There are several very nice passages in this parable about racism (or in this case, species-ism), such as the close up of the alien’s face seen above (complete with reflections in the creature’s eyes). All in all, it is a good exercise in the practice of making a comic book story.

Brent’s Venture buddies make a few appearances in the zine as well. Gary Winnick pencils a pin-up that Brent inks, and Frank Cirocco contributes a nice back cover (see both below).

Both artists contribute a few more pieces as well. Anderson’s humorous space character, Grimmley, also makes a few appearances. Check out one below.

A highlight for me (or a series of highlights) are the illustrations of Bruce Lee and David Carradine (from the Kung Fu TV series). Both Brent and I were/are huge Bruce Lee fans (as referenced in last month’s column). In fact, I did a large poster sized illustration long ago that, totally independent of Brent, looks very much like his Bruce Lee pin-up below.

When I asked Brent to expound on his love of all things Bruce and how he was introduced to the late superstar, he said:

I discovered Bruce Lee through a couple of friends in the early 70s who were enjoying the newly-imported “kung-fu” flicks from China (Five Fingers of Death and Hammer of God come most immediately to mind). I wasn’t much interested in these “chop-socky” films, but when my friends told me about The Big Boss and Chinese Connection they noticed something very different about this Bruce Lee guy.
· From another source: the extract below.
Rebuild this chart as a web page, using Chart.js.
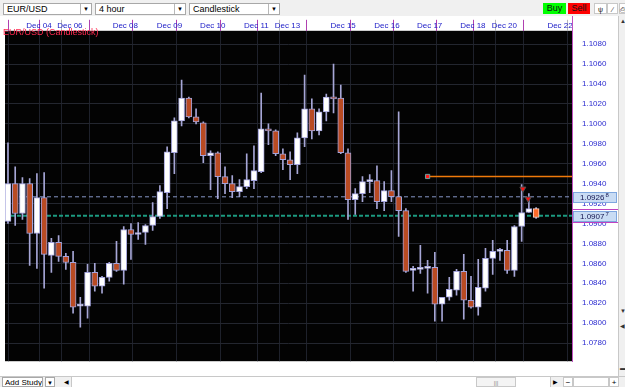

He was GOOD! I vaguely remembered Lee as the cool karate guy from The Green Hornet (Lee as Kato was the only reason I watched TGH, but there was never enough of him and too much Van Williams for my taste, so I wasn’t sad when the show died). I saw TBB and CC, then Enter the Dragon and I was big-time hooked. A week later, as I recall, Lee died, and I was crushed. But not deterred. I took up martial arts, began drawing a Kung Fu story starring Lee instead of David Carradine [see the end of the column for an Ink Stains exclusive of these pages!], did other unrealized comics projects, featured Lee in art projects and paintings and generally wanted to point out the lost potential of Lee’s immense talent. I believe he would have become as successful a filmmaker as Jackie Chan. Interesting side note: I unknowingly met Bruce Lee’s son Brandon at a Wonder-con in Oakland. Brandon was friends with Bill Mumy and Miguel Ferrer of Seduction of the Innocent, a band who frequently played the con. Miguel hadn’t brought his drums or something and had called Brandon to drive them up to him, which he did, but the deal was no one was to know who he was. Brush with greatness, indeed!

Below is one of the two portraits of David Carradine from this fanzine.

If you have ever been lucky enough to meet Brent Anderson at a convention or some other occasion, I am sure you will agree with me when I say that Brent is one of the nicest, most approachable guys you will ever meet. Humble in general, and filled with a love of comics and the process of making them. Brent is no aging Luddite, either. Recently he has started using the digital program Painter, to ink his Astro City work. Not too long ago I asked him how that was going and he told me he was very happy with it, noting how it helped him speed up considerably (and if you know his work, you know how detailed it can be).

Also, as I said earlier, Brent was kind enough to send me large scans of the “Bruce Lee as Kung Fu” pages. Brent told me that these pages were done five years before his Ka-zar comic in 1980, when he was living in the back of a comic book store in San Jose. A year later he took his first trip to the Big Apple. He also told me the pages were very large, about 12 x 18. So, get your first look at this oddity below!

Brent would most likely do much more dynamic fight scenes today, with his many years of experience, but there is certainly some very nice rendering going on here!

So, there you have it. Mindworks 1. I don’t think there ever was a number two. Maybe Brent can do a modern version? Brent? Can you hear me, buddy?

For now, though, you can download the pdf of Mindworks.

Ken Meyer Jr.




  1. Billy

    I think God Loves, Man Kills, was my first intro to Brent Anderson (fantastic book by the way). Great Bruce Lee sketches as well (Bruce was the greatest martial artist that ever lived)! Great column Ken.

  2. kenmeyerjr

    Billy, I remember that graphic novel really well…I remember there being several really emotional spots in that one. And as for Bruce, I remember going to the base theater when I was something like 6 with two of my best friends to see his films (one of them was into Tae Kwan Do, the other Kung Fu…I was just the skinny white artist kid).

  3. I think God Loves, Man Kills was my first introduction to Brent as well Billy great story and great art. He actually made the X-Men seem a bit more real and I think that’s why I liked his style. And those Bruce Lee pages are fantastic! Now that’s something I’d read on a regular 🙂

  4. Thanks for stopping by, Speech!

  5. Brent Anderson

    I was actually 19 or 20 when I did “Mindworks” and the Lee “Kung Fu” art. In the summer of ’75, the Jose Theater three doors down from the San Jose Comic Art Shop (Comics & Comix) showed “Enter the Dragon” every night for two weeks. The show started at 9:05. The comic shop closed at 9. I saw every showing of “Enter,” and was only late a couple of times when I couldn’t usher customers from the shop fast enough! Ah, the heady days of youth. (I always got a kick, if you’ll pardon the expression, out of the little kids coming out of the theater, punching and “kung-fu-ing” everything in sight; parking meters, car fenders, each other. What a hoot.)

  6. Heyyyyy, thanks for stopping by, Brent…looks like you figured out the logging in problem! I really appreciate you taking the time to comment.